The recent discovery of 215 children at the Kamloops residential school is extremely disturbing. The Northwest Territories Human Rights Commission members, staff and adjudication panel members send our heartfelt condolences to the Tk’emlúps te Secwépemc First Nation and to all survivors of residential schools.

Fifteen residential schools operated in the Northwest Territories; schools that left behind a devastating legacy of pain, distrust, and trauma. It is important we remember the trauma inflicted on young children who were taken from their families, often by force. It is important we remember the pain of the parents whose children were taken from them. It is important we remember the criminal horrors and atrocities that took place inside residential schools. It is important we remember this happened because Canadian society failed to respect peoples’ basic human rights.

We must listen to the stories of survivors and know they are authentic. We must do this so we can understand what happened and the effect it had and continues to have on all of us.

Knowing the truth of our shared history is important for reconciliation. We need understanding. We need compassion. We need empathy. We must acknowledge the harm caused to generations of our neighbours, co-workers, and family members. We must learn from the past so that we can find a way forward together.

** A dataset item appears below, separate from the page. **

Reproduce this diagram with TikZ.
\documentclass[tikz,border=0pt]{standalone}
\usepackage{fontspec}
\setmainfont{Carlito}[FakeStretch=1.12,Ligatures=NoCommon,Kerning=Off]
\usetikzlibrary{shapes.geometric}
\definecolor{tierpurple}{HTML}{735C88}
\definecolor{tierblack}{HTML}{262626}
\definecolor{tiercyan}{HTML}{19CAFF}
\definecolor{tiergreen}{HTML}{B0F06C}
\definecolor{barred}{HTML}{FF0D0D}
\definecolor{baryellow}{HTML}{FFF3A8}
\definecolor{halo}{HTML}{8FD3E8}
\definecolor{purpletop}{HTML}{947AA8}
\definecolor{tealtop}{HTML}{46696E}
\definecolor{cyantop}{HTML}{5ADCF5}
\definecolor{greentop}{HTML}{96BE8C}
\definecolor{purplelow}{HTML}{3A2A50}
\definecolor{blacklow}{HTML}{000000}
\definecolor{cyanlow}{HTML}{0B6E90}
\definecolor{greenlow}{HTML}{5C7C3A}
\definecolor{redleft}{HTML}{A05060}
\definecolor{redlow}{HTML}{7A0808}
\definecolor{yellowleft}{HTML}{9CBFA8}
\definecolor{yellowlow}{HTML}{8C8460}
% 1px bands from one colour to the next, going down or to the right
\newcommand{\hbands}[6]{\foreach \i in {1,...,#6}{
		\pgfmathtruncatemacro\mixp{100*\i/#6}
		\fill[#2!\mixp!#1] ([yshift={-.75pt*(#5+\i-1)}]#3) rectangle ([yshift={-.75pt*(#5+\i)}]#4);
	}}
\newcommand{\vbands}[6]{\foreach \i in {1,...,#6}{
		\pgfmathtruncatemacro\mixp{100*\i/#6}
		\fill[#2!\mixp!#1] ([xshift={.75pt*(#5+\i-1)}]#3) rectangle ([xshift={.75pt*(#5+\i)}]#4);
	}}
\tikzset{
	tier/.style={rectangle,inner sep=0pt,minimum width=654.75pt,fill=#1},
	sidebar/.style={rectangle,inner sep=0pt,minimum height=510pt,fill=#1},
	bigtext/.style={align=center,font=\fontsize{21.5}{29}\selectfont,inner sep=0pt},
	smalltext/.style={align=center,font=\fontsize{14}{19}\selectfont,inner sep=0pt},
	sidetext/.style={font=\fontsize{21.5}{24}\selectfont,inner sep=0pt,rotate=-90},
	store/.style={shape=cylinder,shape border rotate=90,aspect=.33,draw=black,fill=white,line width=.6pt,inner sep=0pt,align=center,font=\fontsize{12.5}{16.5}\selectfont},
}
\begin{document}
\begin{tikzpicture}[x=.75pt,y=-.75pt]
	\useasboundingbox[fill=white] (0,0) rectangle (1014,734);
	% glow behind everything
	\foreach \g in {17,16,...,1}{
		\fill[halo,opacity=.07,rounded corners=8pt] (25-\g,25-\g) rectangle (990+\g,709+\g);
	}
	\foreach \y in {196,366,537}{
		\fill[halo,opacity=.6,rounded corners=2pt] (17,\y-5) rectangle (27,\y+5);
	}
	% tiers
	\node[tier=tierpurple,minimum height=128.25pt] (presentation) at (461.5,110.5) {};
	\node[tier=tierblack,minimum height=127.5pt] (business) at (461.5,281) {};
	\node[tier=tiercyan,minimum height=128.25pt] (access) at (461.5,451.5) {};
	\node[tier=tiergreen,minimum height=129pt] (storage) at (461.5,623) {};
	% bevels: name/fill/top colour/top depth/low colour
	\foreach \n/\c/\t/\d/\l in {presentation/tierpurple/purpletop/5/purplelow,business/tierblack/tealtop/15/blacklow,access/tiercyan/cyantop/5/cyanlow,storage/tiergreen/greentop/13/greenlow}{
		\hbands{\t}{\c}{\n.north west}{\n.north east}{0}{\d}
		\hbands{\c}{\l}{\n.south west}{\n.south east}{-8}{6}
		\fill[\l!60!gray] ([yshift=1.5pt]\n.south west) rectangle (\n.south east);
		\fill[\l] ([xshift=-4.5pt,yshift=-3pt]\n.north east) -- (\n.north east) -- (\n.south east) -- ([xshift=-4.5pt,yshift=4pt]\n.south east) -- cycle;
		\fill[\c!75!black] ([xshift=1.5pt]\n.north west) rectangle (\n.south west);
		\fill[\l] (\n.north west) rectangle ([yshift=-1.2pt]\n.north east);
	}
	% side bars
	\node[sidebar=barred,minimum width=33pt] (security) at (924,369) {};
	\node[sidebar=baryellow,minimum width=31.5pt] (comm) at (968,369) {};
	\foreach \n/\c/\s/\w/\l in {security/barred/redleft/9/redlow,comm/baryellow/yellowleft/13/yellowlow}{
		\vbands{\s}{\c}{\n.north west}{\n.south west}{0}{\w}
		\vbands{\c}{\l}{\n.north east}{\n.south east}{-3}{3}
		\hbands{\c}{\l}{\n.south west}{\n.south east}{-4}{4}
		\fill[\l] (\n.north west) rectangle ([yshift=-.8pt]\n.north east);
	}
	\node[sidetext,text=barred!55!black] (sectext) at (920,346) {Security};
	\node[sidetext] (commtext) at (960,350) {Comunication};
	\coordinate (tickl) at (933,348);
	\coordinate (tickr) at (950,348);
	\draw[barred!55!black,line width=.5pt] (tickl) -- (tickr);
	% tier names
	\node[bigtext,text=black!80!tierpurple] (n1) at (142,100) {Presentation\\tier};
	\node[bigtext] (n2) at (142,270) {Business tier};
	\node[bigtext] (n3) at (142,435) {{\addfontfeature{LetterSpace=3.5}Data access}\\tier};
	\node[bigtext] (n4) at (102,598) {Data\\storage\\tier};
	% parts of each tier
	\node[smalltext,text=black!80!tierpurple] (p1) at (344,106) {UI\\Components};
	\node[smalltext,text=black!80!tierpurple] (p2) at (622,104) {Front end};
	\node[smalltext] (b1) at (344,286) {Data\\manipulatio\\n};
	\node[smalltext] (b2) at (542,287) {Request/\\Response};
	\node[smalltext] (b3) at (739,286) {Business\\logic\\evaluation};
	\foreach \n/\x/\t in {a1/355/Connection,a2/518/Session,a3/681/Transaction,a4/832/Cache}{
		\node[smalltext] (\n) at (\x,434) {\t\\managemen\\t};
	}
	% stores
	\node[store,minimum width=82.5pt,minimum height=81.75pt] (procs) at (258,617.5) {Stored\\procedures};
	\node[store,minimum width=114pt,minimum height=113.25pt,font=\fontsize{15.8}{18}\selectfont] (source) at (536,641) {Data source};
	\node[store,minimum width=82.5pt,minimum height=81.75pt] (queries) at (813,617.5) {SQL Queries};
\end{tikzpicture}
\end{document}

Human rights are at the foundation of reconciliation. The Commission is working to identify and address systemic issues in institutions that continue to have a detrimental effect on Indigenous people today. We are committed to working with Indigenous governments, groups and individuals to build a better future for all residents of the Northwest Territories.

Without truth, justice, and healing, there can be no genuine reconciliation. Reconciliation…is about opening new healing pathways of reconciliation that are forged in truth and justice.